_Do this_
Restate the whole of the material. Keep every word, and drop the pictures.

========================================================================

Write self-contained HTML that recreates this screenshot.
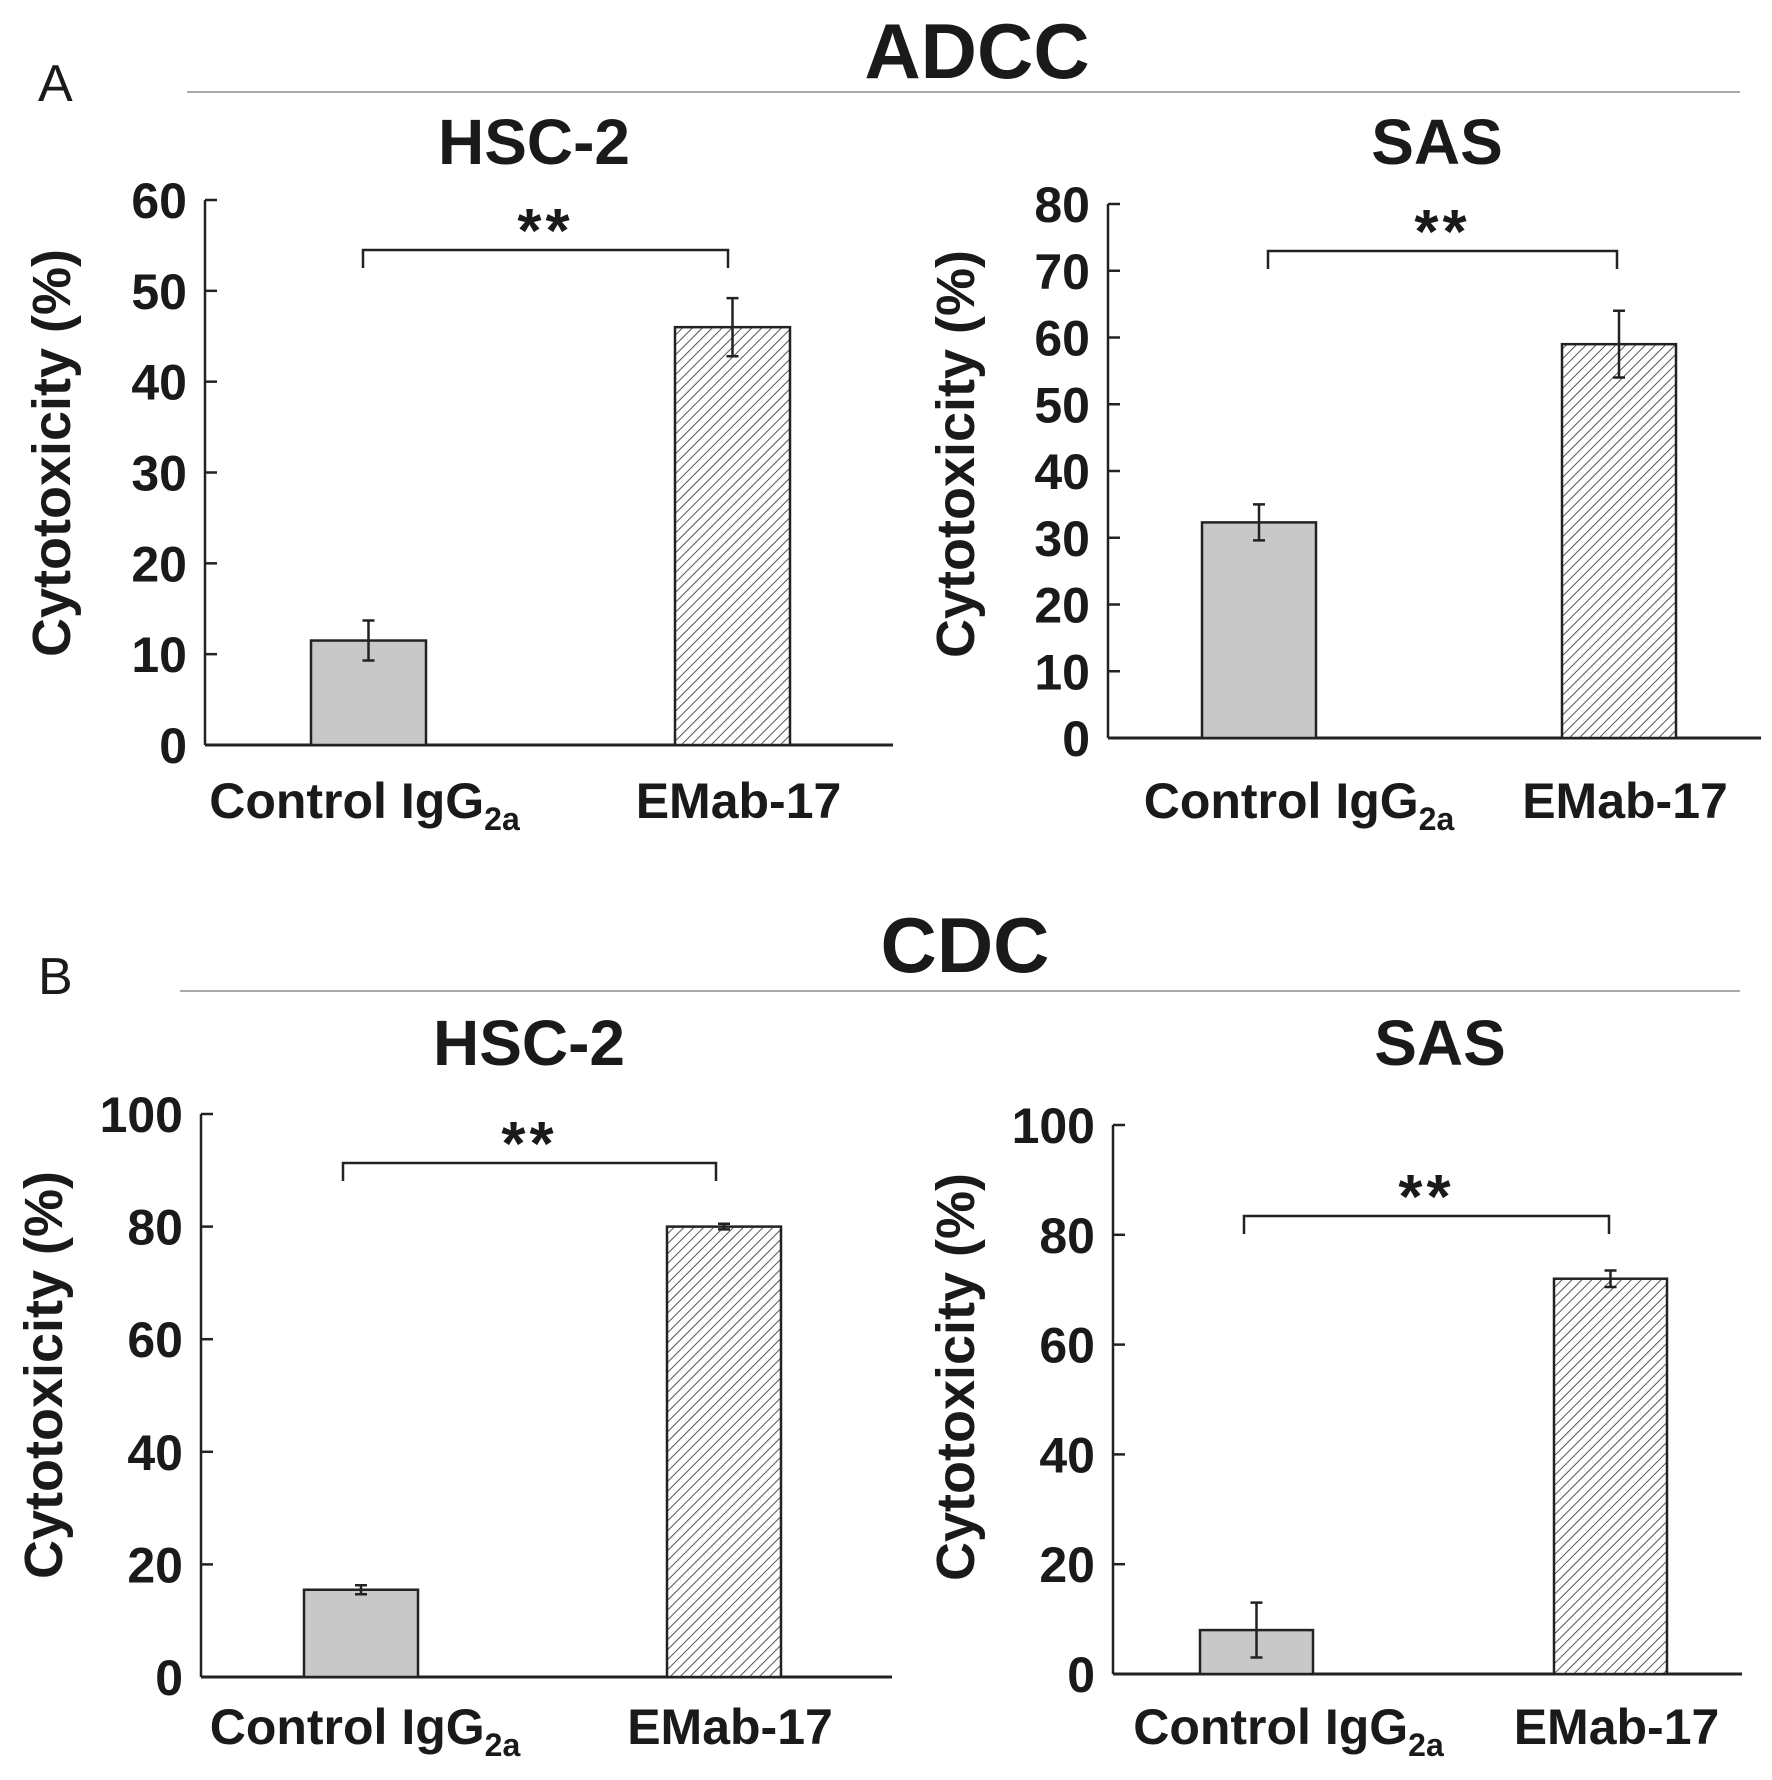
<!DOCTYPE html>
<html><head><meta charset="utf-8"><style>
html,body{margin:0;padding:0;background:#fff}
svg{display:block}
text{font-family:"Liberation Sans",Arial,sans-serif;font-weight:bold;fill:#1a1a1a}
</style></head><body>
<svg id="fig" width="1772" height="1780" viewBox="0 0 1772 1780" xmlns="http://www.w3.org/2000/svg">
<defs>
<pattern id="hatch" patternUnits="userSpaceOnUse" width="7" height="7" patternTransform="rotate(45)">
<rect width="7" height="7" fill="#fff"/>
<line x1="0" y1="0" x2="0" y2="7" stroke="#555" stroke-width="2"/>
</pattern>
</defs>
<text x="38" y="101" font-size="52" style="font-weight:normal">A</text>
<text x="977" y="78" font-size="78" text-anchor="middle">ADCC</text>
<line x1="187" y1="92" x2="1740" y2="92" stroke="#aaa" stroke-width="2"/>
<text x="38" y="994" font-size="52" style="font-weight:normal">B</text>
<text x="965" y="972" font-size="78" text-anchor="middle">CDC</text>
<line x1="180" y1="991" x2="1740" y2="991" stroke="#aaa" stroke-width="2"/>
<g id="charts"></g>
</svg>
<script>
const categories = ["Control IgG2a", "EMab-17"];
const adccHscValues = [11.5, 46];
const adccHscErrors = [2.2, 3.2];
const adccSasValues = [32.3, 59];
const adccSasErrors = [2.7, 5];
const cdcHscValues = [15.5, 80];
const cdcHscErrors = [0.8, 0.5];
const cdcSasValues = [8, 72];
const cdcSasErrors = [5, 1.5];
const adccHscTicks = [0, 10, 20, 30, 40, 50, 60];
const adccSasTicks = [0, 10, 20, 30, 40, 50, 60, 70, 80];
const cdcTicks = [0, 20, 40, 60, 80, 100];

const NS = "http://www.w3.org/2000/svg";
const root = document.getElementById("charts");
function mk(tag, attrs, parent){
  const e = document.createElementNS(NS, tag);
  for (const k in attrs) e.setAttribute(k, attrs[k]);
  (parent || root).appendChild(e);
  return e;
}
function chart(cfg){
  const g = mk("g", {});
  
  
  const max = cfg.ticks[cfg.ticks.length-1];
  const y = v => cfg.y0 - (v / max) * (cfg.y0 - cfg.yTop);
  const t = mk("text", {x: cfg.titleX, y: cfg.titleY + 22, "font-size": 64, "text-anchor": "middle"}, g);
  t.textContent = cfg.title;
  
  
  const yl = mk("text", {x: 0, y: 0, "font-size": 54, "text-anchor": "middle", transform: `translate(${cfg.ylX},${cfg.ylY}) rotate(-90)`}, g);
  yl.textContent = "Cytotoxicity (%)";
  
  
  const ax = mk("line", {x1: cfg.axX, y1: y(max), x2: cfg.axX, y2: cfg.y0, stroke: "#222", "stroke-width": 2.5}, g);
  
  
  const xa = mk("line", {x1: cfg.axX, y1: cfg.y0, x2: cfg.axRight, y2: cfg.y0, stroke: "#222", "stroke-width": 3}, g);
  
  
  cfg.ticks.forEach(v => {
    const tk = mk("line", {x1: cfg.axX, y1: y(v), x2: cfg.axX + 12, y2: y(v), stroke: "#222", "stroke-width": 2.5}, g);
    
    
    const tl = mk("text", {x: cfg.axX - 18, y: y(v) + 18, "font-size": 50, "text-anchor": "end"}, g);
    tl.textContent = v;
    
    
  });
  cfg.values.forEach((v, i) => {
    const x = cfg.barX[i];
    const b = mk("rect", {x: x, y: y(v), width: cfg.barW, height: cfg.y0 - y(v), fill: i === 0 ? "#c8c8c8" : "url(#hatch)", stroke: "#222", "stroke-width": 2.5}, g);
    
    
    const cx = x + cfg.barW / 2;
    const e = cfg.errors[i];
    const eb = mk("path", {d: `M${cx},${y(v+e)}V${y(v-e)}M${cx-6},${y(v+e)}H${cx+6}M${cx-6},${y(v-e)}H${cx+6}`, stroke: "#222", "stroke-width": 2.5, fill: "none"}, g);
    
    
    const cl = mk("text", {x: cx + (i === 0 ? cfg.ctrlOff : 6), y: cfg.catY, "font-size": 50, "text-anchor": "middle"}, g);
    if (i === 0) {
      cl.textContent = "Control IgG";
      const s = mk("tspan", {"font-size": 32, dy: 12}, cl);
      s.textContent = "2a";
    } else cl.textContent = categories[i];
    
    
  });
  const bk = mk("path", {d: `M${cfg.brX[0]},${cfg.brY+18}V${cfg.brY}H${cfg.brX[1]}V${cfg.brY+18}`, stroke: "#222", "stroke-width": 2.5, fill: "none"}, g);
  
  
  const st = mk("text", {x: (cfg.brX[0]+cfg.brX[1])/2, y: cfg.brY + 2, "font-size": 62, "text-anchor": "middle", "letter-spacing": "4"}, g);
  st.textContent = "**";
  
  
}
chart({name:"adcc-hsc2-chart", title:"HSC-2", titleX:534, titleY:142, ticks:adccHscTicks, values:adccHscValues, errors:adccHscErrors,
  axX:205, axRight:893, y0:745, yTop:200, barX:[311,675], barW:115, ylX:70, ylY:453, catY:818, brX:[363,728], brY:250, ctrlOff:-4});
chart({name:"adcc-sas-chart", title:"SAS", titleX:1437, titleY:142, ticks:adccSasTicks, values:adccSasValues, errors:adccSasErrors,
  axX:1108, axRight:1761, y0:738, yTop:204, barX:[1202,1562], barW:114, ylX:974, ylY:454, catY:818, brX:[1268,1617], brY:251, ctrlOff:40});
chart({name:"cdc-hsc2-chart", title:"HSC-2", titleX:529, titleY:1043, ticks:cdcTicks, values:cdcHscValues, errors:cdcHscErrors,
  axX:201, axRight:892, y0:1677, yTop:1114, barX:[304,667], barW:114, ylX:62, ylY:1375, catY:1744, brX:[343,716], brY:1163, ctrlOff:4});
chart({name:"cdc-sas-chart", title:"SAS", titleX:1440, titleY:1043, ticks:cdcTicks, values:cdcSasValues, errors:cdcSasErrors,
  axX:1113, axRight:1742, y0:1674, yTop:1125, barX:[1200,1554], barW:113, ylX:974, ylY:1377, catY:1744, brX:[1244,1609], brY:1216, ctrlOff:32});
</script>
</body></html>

========================================================================

_Response_
Write self-contained HTML that recreates this screenshot.
<!DOCTYPE html>
<html><head><meta charset="utf-8"><style>
html,body{margin:0;padding:0;background:#fff}
svg{display:block}
text{font-family:"Liberation Sans",Arial,sans-serif;font-weight:bold;fill:#1a1a1a}
</style></head><body>
<svg id="fig" width="1772" height="1780" viewBox="0 0 1772 1780" xmlns="http://www.w3.org/2000/svg">
<defs>
<pattern id="hatch" patternUnits="userSpaceOnUse" width="7" height="7" patternTransform="rotate(45)">
<rect width="7" height="7" fill="#fff"/>
<line x1="0" y1="0" x2="0" y2="7" stroke="#555" stroke-width="2"/>
</pattern>
</defs>
<text x="38" y="101" font-size="52" style="font-weight:normal">A</text>
<text x="977" y="78" font-size="78" text-anchor="middle">ADCC</text>
<line x1="187" y1="92" x2="1740" y2="92" stroke="#aaa" stroke-width="2"/>
<text x="38" y="994" font-size="52" style="font-weight:normal">B</text>
<text x="965" y="972" font-size="78" text-anchor="middle">CDC</text>
<line x1="180" y1="991" x2="1740" y2="991" stroke="#aaa" stroke-width="2"/>
<g id="charts"></g>
</svg>
<script>
const categories = ["Control IgG2a", "EMab-17"];
const adccHscValues = [11.5, 46];
const adccHscErrors = [2.2, 3.2];
const adccSasValues = [32.3, 59];
const adccSasErrors = [2.7, 5];
const cdcHscValues = [15.5, 80];
const cdcHscErrors = [0.8, 0.5];
const cdcSasValues = [8, 72];
const cdcSasErrors = [5, 1.5];
const adccHscTicks = [0, 10, 20, 30, 40, 50, 60];
const adccSasTicks = [0, 10, 20, 30, 40, 50, 60, 70, 80];
const cdcTicks = [0, 20, 40, 60, 80, 100];

const NS = "http://www.w3.org/2000/svg";
const root = document.getElementById("charts");
function mk(tag, attrs, parent){
  const e = document.createElementNS(NS, tag);
  for (const k in attrs) e.setAttribute(k, attrs[k]);
  (parent || root).appendChild(e);
  return e;
}
function chart(cfg){
  const g = mk("g", {});
  
  
  const max = cfg.ticks[cfg.ticks.length-1];
  const y = v => cfg.y0 - (v / max) * (cfg.y0 - cfg.yTop);
  const t = mk("text", {x: cfg.titleX, y: cfg.titleY + 22, "font-size": 64, "text-anchor": "middle"}, g);
  t.textContent = cfg.title;
  
  
  const yl = mk("text", {x: 0, y: 0, "font-size": 54, "text-anchor": "middle", transform: `translate(${cfg.ylX},${cfg.ylY}) rotate(-90)`}, g);
  yl.textContent = "Cytotoxicity (%)";
  
  
  const ax = mk("line", {x1: cfg.axX, y1: y(max), x2: cfg.axX, y2: cfg.y0, stroke: "#222", "stroke-width": 2.5}, g);
  
  
  const xa = mk("line", {x1: cfg.axX, y1: cfg.y0, x2: cfg.axRight, y2: cfg.y0, stroke: "#222", "stroke-width": 3}, g);
  
  
  cfg.ticks.forEach(v => {
    const tk = mk("line", {x1: cfg.axX, y1: y(v), x2: cfg.axX + 12, y2: y(v), stroke: "#222", "stroke-width": 2.5}, g);
    
    
    const tl = mk("text", {x: cfg.axX - 18, y: y(v) + 18, "font-size": 50, "text-anchor": "end"}, g);
    tl.textContent = v;
    
    
  });
  cfg.values.forEach((v, i) => {
    const x = cfg.barX[i];
    const b = mk("rect", {x: x, y: y(v), width: cfg.barW, height: cfg.y0 - y(v), fill: i === 0 ? "#c8c8c8" : "url(#hatch)", stroke: "#222", "stroke-width": 2.5}, g);
    
    
    const cx = x + cfg.barW / 2;
    const e = cfg.errors[i];
    const eb = mk("path", {d: `M${cx},${y(v+e)}V${y(v-e)}M${cx-6},${y(v+e)}H${cx+6}M${cx-6},${y(v-e)}H${cx+6}`, stroke: "#222", "stroke-width": 2.5, fill: "none"}, g);
    
    
    const cl = mk("text", {x: cx + (i === 0 ? cfg.ctrlOff : 6), y: cfg.catY, "font-size": 50, "text-anchor": "middle"}, g);
    if (i === 0) {
      cl.textContent = "Control IgG";
      const s = mk("tspan", {"font-size": 32, dy: 12}, cl);
      s.textContent = "2a";
    } else cl.textContent = categories[i];
    
    
  });
  const bk = mk("path", {d: `M${cfg.brX[0]},${cfg.brY+18}V${cfg.brY}H${cfg.brX[1]}V${cfg.brY+18}`, stroke: "#222", "stroke-width": 2.5, fill: "none"}, g);
  
  
  const st = mk("text", {x: (cfg.brX[0]+cfg.brX[1])/2, y: cfg.brY + 2, "font-size": 62, "text-anchor": "middle", "letter-spacing": "4"}, g);
  st.textContent = "**";
  
  
}
chart({name:"adcc-hsc2-chart", title:"HSC-2", titleX:534, titleY:142, ticks:adccHscTicks, values:adccHscValues, errors:adccHscErrors,
  axX:205, axRight:893, y0:745, yTop:200, barX:[311,675], barW:115, ylX:70, ylY:453, catY:818, brX:[363,728], brY:250, ctrlOff:-4});
chart({name:"adcc-sas-chart", title:"SAS", titleX:1437, titleY:142, ticks:adccSasTicks, values:adccSasValues, errors:adccSasErrors,
  axX:1108, axRight:1761, y0:738, yTop:204, barX:[1202,1562], barW:114, ylX:974, ylY:454, catY:818, brX:[1268,1617], brY:251, ctrlOff:40});
chart({name:"cdc-hsc2-chart", title:"HSC-2", titleX:529, titleY:1043, ticks:cdcTicks, values:cdcHscValues, errors:cdcHscErrors,
  axX:201, axRight:892, y0:1677, yTop:1114, barX:[304,667], barW:114, ylX:62, ylY:1375, catY:1744, brX:[343,716], brY:1163, ctrlOff:4});
chart({name:"cdc-sas-chart", title:"SAS", titleX:1440, titleY:1043, ticks:cdcTicks, values:cdcSasValues, errors:cdcSasErrors,
  axX:1113, axRight:1742, y0:1674, yTop:1125, barX:[1200,1554], barW:113, ylX:974, ylY:1377, catY:1744, brX:[1244,1609], brY:1216, ctrlOff:32});
</script>
</body></html>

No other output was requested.